[llvm-dev] [RFC] One or many git repositories?

Renato Golin via llvm-dev llvm-dev at lists.llvm.org
Fri Jul 22 05:56:16 PDT 2016


On 22 July 2016 at 13:40, Daniel Sanders <Daniel.Sanders at imgtec.com> wrote:
> I don't see it as a step backwards but rather as a way of making people
> comfortable with the switch. I think opinions may gradually shift towards
> a more conventional git model after the switch but that doesn't necessarily
> detract from the value of a more svn-ish model if having one helps people
> switch.

The original idea was to change one thing at a time. SVN to Git, keep
everything else the same.

But that has proven harder than we imagined.
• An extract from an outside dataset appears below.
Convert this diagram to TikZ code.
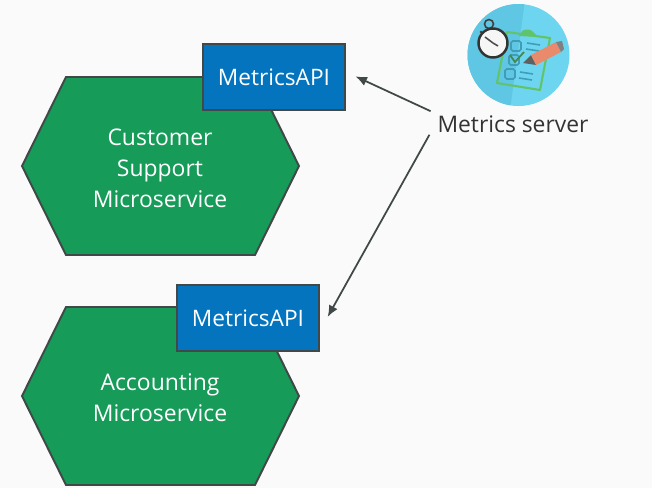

So, maybe the best way
forward is not to do one step at a time, but to understand where we
are and what we need and take the "right" (tm) step forwards. Even if
it requires multiple steps, we can combine them into larger, fewer
steps.


>> * public and downstream forks that *rely* on linear history
>
> Do you have an example in mind? I'd expect them to rely on each 'master' being
> an improvement on 'master^'. I wouldn't expect them to be interested in how
> 'master^' became 'master'.

Paul Robinson was outlining some of the issues he had with git
history. I don't know their setup, so I'll let him describe the issues
(or he may have done so already in some thread, but I haven't read it
all).


> Assuming the goal is to preserve what we have rather than improve it, buildbot
> will be fine without any changes (beyond switching the source steps from svn to
> git of course) whichever model we pick. It would just check out the latest 'master'
> on each build like it currently does for trunk.

I meant Zorg and the like. Buildbot itself can handle Git, but we may
have assumptions that the repos are linked and linear in the builders.

But we have been discussing pre-commit testing for a while and it's
clear that Buildbots, in the way they're setup now, are not the
answer.

For the sake of the argument, here is the list of things we found:
 * buildbots can have pre-commit testing via patch submission, but
controlling security and load is not trivial if we want people to
actually use it
 * buildbots tracking non-master branches have the load problems if we
allow people to create branches, but not the security problems
 * having a mirror so that bots track that mirror would solve the
security and load problems, but remove the ability for other people to
use it.

In essence, buildbots are single purpose and hard to configure (much
of it needs master restart).

OTOH, Jenkins can have configurable build scripts, with parameters and
customisations, that allow for us to pick pull requests and build
them, as they come.

It also scales independently, per architecture, from the number of
configurations, if you can use something like containers. So, in the
long term, it's cheaper and more robust to maintain.

However, it's a big change and will require another massive change in
how we do things, and the repository is already big enough.